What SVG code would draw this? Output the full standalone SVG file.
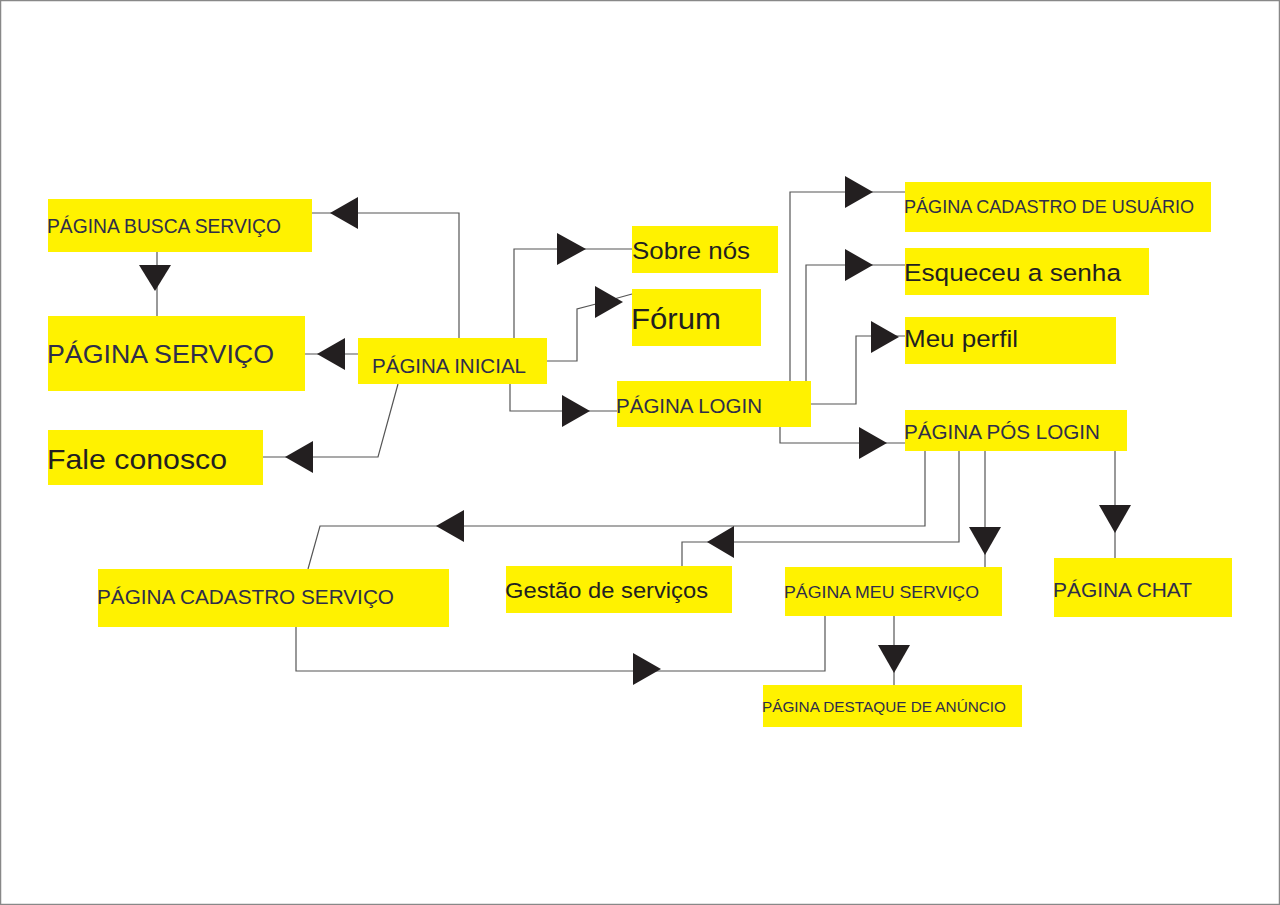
<svg xmlns="http://www.w3.org/2000/svg" width="1280" height="905" viewBox="0 0 1280 905">
<style>
.box{fill:#fff200}
.t{font-family:"Liberation Sans",Arial,sans-serif;fill:#2e2d4a}
.k{font-family:"Liberation Sans",Arial,sans-serif;fill:#231f20}
.ln{fill:none;stroke:#555;stroke-width:1.2}
.ar{fill:#231f20}
</style>
<rect x="0.5" y="0.5" width="1279" height="904" fill="#fff" stroke="#888" stroke-width="1.5"/>
<g id="connectors">
<polyline class="ln" points="459,338 459,213 312,213"/>
<polygon class="ar" points="330,213 358,197 358,229"/>
<polyline class="ln" points="358,354 305,354"/>
<polygon class="ar" points="317,354 345,338 345,370"/>
<polyline class="ln" points="157,252 157,316"/>
<polygon class="ar" points="139,265 171,265 155,291"/>
<polyline class="ln" points="398,384 378,457 263,457"/>
<polygon class="ar" points="285,457 313,441 313,473"/>
<polyline class="ln" points="514,338 514,249 632,249"/>
<polygon class="ar" points="586,249 557,233 557,265"/>
<polyline class="ln" points="547,361 577,361 577,309 596,304 632,294"/>
<polygon class="ar" points="623,302 595,286 595,318"/>
<polyline class="ln" points="510,384 510,411 617,411"/>
<polygon class="ar" points="590,411 562,395 562,427"/>
<polyline class="ln" points="790,381 790,192 905,192"/>
<polygon class="ar" points="873,192 845,176 845,208"/>
<polyline class="ln" points="806,381 806,265 905,265"/>
<polygon class="ar" points="873,265 845,249 845,281"/>
<polyline class="ln" points="811,404 856,404 856,336 905,336"/>
<polygon class="ar" points="899,337 871,321 871,353"/>
<polyline class="ln" points="780,427 780,443 905,443"/>
<polygon class="ar" points="887,443 859,427 859,459"/>
<polyline class="ln" points="925,451 925,526 320,526 308,569"/>
<polygon class="ar" points="436,526 464,510 464,542"/>
<polyline class="ln" points="959,451 959,542 682,542 682,566"/>
<polygon class="ar" points="707,542 734,526 734,558"/>
<polyline class="ln" points="985,451 985,567"/>
<polygon class="ar" points="969,527 1001,527 985,555"/>
<polyline class="ln" points="1115,451 1115,558"/>
<polygon class="ar" points="1099,505 1131,505 1115,533"/>
<polyline class="ln" points="894,616 894,685"/>
<polygon class="ar" points="878,645 910,645 894,673"/>
<polyline class="ln" points="296,627 296,671 825,671 825,616"/>
<polygon class="ar" points="661,669 633,653 633,685"/>
</g>
<g id="busca"><rect class="box" x="48" y="199" width="264" height="53"/><text class="t" x="47" y="233" font-size="19.5" textLength="234" lengthAdjust="spacingAndGlyphs">PÁGINA BUSCA SERVIÇO</text></g>
<g id="servico"><rect class="box" x="48" y="316" width="257" height="75"/><text class="t" x="47" y="363" font-size="26.5" textLength="227" lengthAdjust="spacingAndGlyphs">PÁGINA SERVIÇO</text></g>
<g id="fale"><rect class="box" x="48" y="430" width="215" height="55"/><text class="k" x="47" y="469" font-size="28" textLength="180" lengthAdjust="spacingAndGlyphs">Fale conosco</text></g>
<g id="inicial"><rect class="box" x="358" y="338" width="189" height="46"/><text class="t" x="372" y="373" font-size="19.5" textLength="154" lengthAdjust="spacingAndGlyphs">PÁGINA INICIAL</text></g>
<g id="sobre"><rect class="box" x="632" y="226" width="146" height="47"/><text class="k" x="632" y="259" font-size="24" textLength="118" lengthAdjust="spacingAndGlyphs">Sobre nós</text></g>
<g id="forum"><rect class="box" x="632" y="289" width="129" height="57"/><text class="k" x="631" y="329" font-size="29.5" textLength="90" lengthAdjust="spacingAndGlyphs">Fórum</text></g>
<g id="login"><rect class="box" x="617" y="381" width="194" height="46"/><text class="t" x="616" y="413" font-size="20" textLength="146" lengthAdjust="spacingAndGlyphs">PÁGINA LOGIN</text></g>
<g id="cadusuario"><rect class="box" x="905" y="182" width="306" height="50"/><text class="t" x="904" y="213" font-size="17.5" textLength="290" lengthAdjust="spacingAndGlyphs">PÁGINA CADASTRO DE USUÁRIO</text></g>
<g id="esqueceu"><rect class="box" x="905" y="248" width="244" height="47"/><text class="k" x="904" y="281" font-size="24.5" textLength="217" lengthAdjust="spacingAndGlyphs">Esqueceu a senha</text></g>
<g id="perfil"><rect class="box" x="905" y="317" width="211" height="47"/><text class="k" x="904" y="347" font-size="24.5" textLength="114" lengthAdjust="spacingAndGlyphs">Meu perfil</text></g>
<g id="poslogin"><rect class="box" x="905" y="410" width="222" height="41"/><text class="t" x="904" y="439" font-size="19.5" textLength="196" lengthAdjust="spacingAndGlyphs">PÁGINA PÓS LOGIN</text></g>
<g id="chat"><rect class="box" x="1054" y="558" width="178" height="59"/><text class="t" x="1053" y="597" font-size="19.5" textLength="139" lengthAdjust="spacingAndGlyphs">PÁGINA CHAT</text></g>
<g id="meuservico"><rect class="box" x="785" y="567" width="217" height="49"/><text class="t" x="784" y="598" font-size="17" textLength="195" lengthAdjust="spacingAndGlyphs">PÁGINA MEU SERVIÇO</text></g>
<g id="gestao"><rect class="box" x="506" y="566" width="226" height="47"/><text class="k" x="505" y="598" font-size="22" textLength="203" lengthAdjust="spacingAndGlyphs">Gestão de serviços</text></g>
<g id="cadservico"><rect class="box" x="98" y="569" width="351" height="58"/><text class="t" x="97" y="604" font-size="20" textLength="297" lengthAdjust="spacingAndGlyphs">PÁGINA CADASTRO SERVIÇO</text></g>
<g id="destaque"><rect class="box" x="763" y="685" width="259" height="42"/><text class="t" x="762" y="712" font-size="14" textLength="244" lengthAdjust="spacingAndGlyphs">PÁGINA DESTAQUE DE ANÚNCIO</text></g>
</svg>
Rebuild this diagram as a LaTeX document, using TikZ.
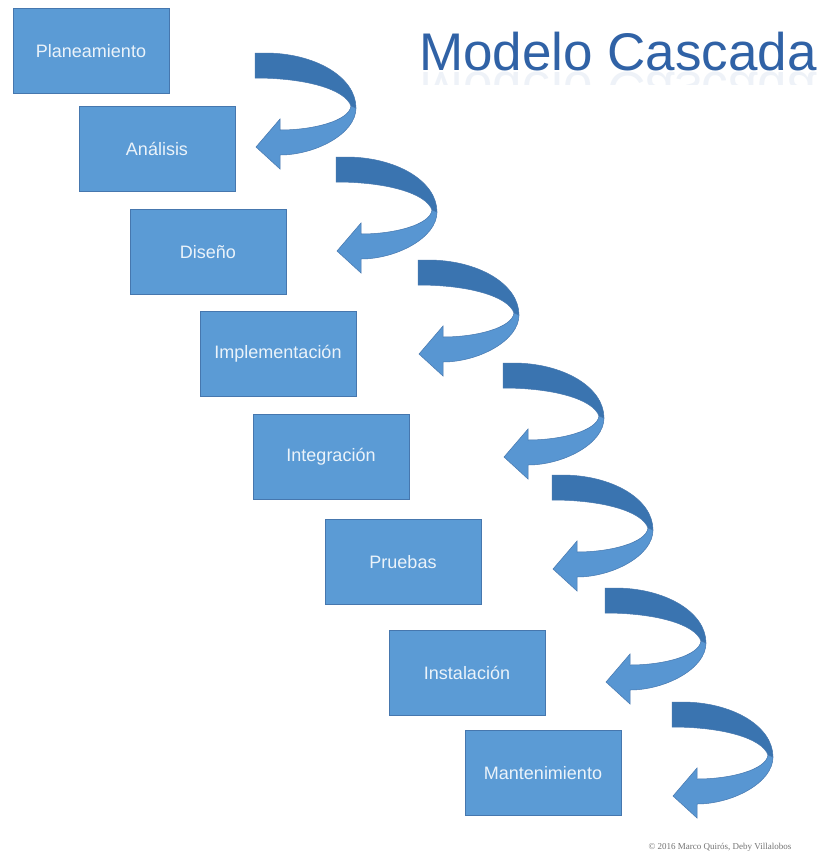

_ _ _

### EXERCISE
Repeat the data above exactly, but not the pictures.

### ANSWER TO THE PROBLEM
What SVG code would draw this? Output the full standalone SVG file.
<svg xmlns="http://www.w3.org/2000/svg" width="1280" height="905" viewBox="0 0 1280 905">
<style>
.box{fill:#fff200}
.t{font-family:"Liberation Sans",Arial,sans-serif;fill:#2e2d4a}
.k{font-family:"Liberation Sans",Arial,sans-serif;fill:#231f20}
.ln{fill:none;stroke:#555;stroke-width:1.2}
.ar{fill:#231f20}
</style>
<rect x="0.5" y="0.5" width="1279" height="904" fill="#fff" stroke="#888" stroke-width="1.5"/>
<g id="connectors">
<polyline class="ln" points="459,338 459,213 312,213"/>
<polygon class="ar" points="330,213 358,197 358,229"/>
<polyline class="ln" points="358,354 305,354"/>
<polygon class="ar" points="317,354 345,338 345,370"/>
<polyline class="ln" points="157,252 157,316"/>
<polygon class="ar" points="139,265 171,265 155,291"/>
<polyline class="ln" points="398,384 378,457 263,457"/>
<polygon class="ar" points="285,457 313,441 313,473"/>
<polyline class="ln" points="514,338 514,249 632,249"/>
<polygon class="ar" points="586,249 557,233 557,265"/>
<polyline class="ln" points="547,361 577,361 577,309 596,304 632,294"/>
<polygon class="ar" points="623,302 595,286 595,318"/>
<polyline class="ln" points="510,384 510,411 617,411"/>
<polygon class="ar" points="590,411 562,395 562,427"/>
<polyline class="ln" points="790,381 790,192 905,192"/>
<polygon class="ar" points="873,192 845,176 845,208"/>
<polyline class="ln" points="806,381 806,265 905,265"/>
<polygon class="ar" points="873,265 845,249 845,281"/>
<polyline class="ln" points="811,404 856,404 856,336 905,336"/>
<polygon class="ar" points="899,337 871,321 871,353"/>
<polyline class="ln" points="780,427 780,443 905,443"/>
<polygon class="ar" points="887,443 859,427 859,459"/>
<polyline class="ln" points="925,451 925,526 320,526 308,569"/>
<polygon class="ar" points="436,526 464,510 464,542"/>
<polyline class="ln" points="959,451 959,542 682,542 682,566"/>
<polygon class="ar" points="707,542 734,526 734,558"/>
<polyline class="ln" points="985,451 985,567"/>
<polygon class="ar" points="969,527 1001,527 985,555"/>
<polyline class="ln" points="1115,451 1115,558"/>
<polygon class="ar" points="1099,505 1131,505 1115,533"/>
<polyline class="ln" points="894,616 894,685"/>
<polygon class="ar" points="878,645 910,645 894,673"/>
<polyline class="ln" points="296,627 296,671 825,671 825,616"/>
<polygon class="ar" points="661,669 633,653 633,685"/>
</g>
<g id="busca"><rect class="box" x="48" y="199" width="264" height="53"/><text class="t" x="47" y="233" font-size="19.5" textLength="234" lengthAdjust="spacingAndGlyphs">PÁGINA BUSCA SERVIÇO</text></g>
<g id="servico"><rect class="box" x="48" y="316" width="257" height="75"/><text class="t" x="47" y="363" font-size="26.5" textLength="227" lengthAdjust="spacingAndGlyphs">PÁGINA SERVIÇO</text></g>
<g id="fale"><rect class="box" x="48" y="430" width="215" height="55"/><text class="k" x="47" y="469" font-size="28" textLength="180" lengthAdjust="spacingAndGlyphs">Fale conosco</text></g>
<g id="inicial"><rect class="box" x="358" y="338" width="189" height="46"/><text class="t" x="372" y="373" font-size="19.5" textLength="154" lengthAdjust="spacingAndGlyphs">PÁGINA INICIAL</text></g>
<g id="sobre"><rect class="box" x="632" y="226" width="146" height="47"/><text class="k" x="632" y="259" font-size="24" textLength="118" lengthAdjust="spacingAndGlyphs">Sobre nós</text></g>
<g id="forum"><rect class="box" x="632" y="289" width="129" height="57"/><text class="k" x="631" y="329" font-size="29.5" textLength="90" lengthAdjust="spacingAndGlyphs">Fórum</text></g>
<g id="login"><rect class="box" x="617" y="381" width="194" height="46"/><text class="t" x="616" y="413" font-size="20" textLength="146" lengthAdjust="spacingAndGlyphs">PÁGINA LOGIN</text></g>
<g id="cadusuario"><rect class="box" x="905" y="182" width="306" height="50"/><text class="t" x="904" y="213" font-size="17.5" textLength="290" lengthAdjust="spacingAndGlyphs">PÁGINA CADASTRO DE USUÁRIO</text></g>
<g id="esqueceu"><rect class="box" x="905" y="248" width="244" height="47"/><text class="k" x="904" y="281" font-size="24.5" textLength="217" lengthAdjust="spacingAndGlyphs">Esqueceu a senha</text></g>
<g id="perfil"><rect class="box" x="905" y="317" width="211" height="47"/><text class="k" x="904" y="347" font-size="24.5" textLength="114" lengthAdjust="spacingAndGlyphs">Meu perfil</text></g>
<g id="poslogin"><rect class="box" x="905" y="410" width="222" height="41"/><text class="t" x="904" y="439" font-size="19.5" textLength="196" lengthAdjust="spacingAndGlyphs">PÁGINA PÓS LOGIN</text></g>
<g id="chat"><rect class="box" x="1054" y="558" width="178" height="59"/><text class="t" x="1053" y="597" font-size="19.5" textLength="139" lengthAdjust="spacingAndGlyphs">PÁGINA CHAT</text></g>
<g id="meuservico"><rect class="box" x="785" y="567" width="217" height="49"/><text class="t" x="784" y="598" font-size="17" textLength="195" lengthAdjust="spacingAndGlyphs">PÁGINA MEU SERVIÇO</text></g>
<g id="gestao"><rect class="box" x="506" y="566" width="226" height="47"/><text class="k" x="505" y="598" font-size="22" textLength="203" lengthAdjust="spacingAndGlyphs">Gestão de serviços</text></g>
<g id="cadservico"><rect class="box" x="98" y="569" width="351" height="58"/><text class="t" x="97" y="604" font-size="20" textLength="297" lengthAdjust="spacingAndGlyphs">PÁGINA CADASTRO SERVIÇO</text></g>
<g id="destaque"><rect class="box" x="763" y="685" width="259" height="42"/><text class="t" x="762" y="712" font-size="14" textLength="244" lengthAdjust="spacingAndGlyphs">PÁGINA DESTAQUE DE ANÚNCIO</text></g>
</svg>
Rebuild this diagram as a LaTeX document, using TikZ.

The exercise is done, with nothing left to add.